Key details: Johnson walked the committee through the monthly “network budget report” format and said the July report reflects the FY26 approved budget, encumbrances (committed but unpaid purchase orders), year-to-date expenditures and the available balance. She described encumbrances as orders that “haven’t fully been paid for” and said the department will provide an itemized version of encumbrances in the revised monthly format.

The corrective-action matrix presented lists three priority areas from the state audit: develop a long-term plan, improve budget accuracy and presentation, and ensure public documents on the district website are complete and accessible. Proposed measures include:
- Produce a comprehensive five-year financial and capital plan that integrates facility maintenance with capital asset planning and uses lifecycle-based asset management.
- Adopt stronger financial modeling tools to project enrollment, revenue and demographic trends and to run scenarios showing the impact of changes to federal, state and local funding.
- Strengthen internal review: the district said it will give the board 45 days to review draft proposed budgets and will maintain multiple prior review steps (school-level, network superintendent, cabinet, superintendent) before board submission.
- Increase monthly reconciliation and data analysis to spot outliers and high burn rates early; conduct quarterly checks to confirm public-facing documents and links are active on the website.
- Publish a budget book for FY25–26 (the CFO said it is expected online in late October) and develop standard operating procedures for financial processes.

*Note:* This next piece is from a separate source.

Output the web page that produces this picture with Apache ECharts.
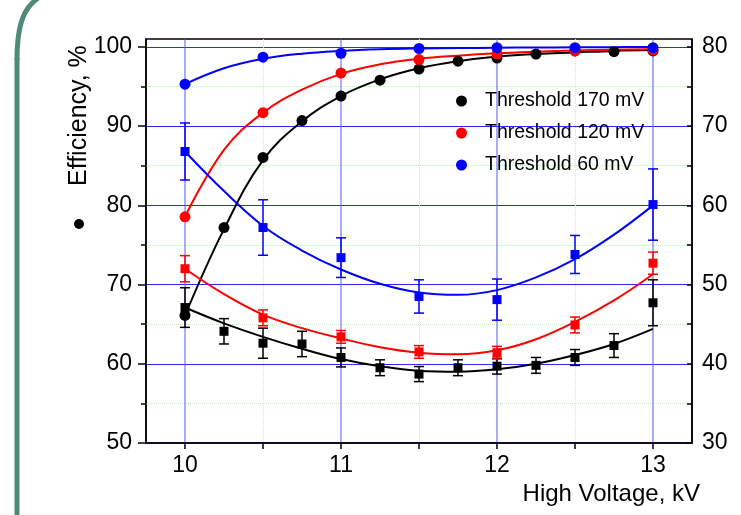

During discussion, the committee flagged an early-month example in the July report: an entry for a Carver Elementary grant line showing 63.70% of the grant already encumbered in the district’s first reporting month. Johnson said finance staff will investigate and provide the committee with a breakdown and justification for unusually high early encumbrances.

Committee directions and next steps: The committee asked the CFO’s office to provide a chart-of-accounts legend and the criteria used in the school allocation formula; Johnson agreed to circulate those. The committee also requested the FY25–26 approved budget and the full corrective-action plans from the Rubin and Brown financial statement audit and the state auditor for detailed review before the next meeting. The committee chair instructed members to review the materials and bring questions or recommended changes to the next session.

Formal motions: The committee approved the meeting agenda, with an amendment to add introductions, by roll call at the start of the session; the meeting adjourned by a motion and second at the end. No formal vote was taken on the corrective-action plan itself at this meeting.

What the district said it will measure: Johnson said the corrective-action plan will include performance measures and benchmarks to track progress toward a balanced budget and to monitor fund-balance improvements each year.

The meeting packet: Johnson said the corrective-action plan matrix and executive-summary documents are available in the district’s team folder and will be provided to committee members. The district also will reformat the monthly network report to include more itemized encumbrance detail and a legend explaining fund codes.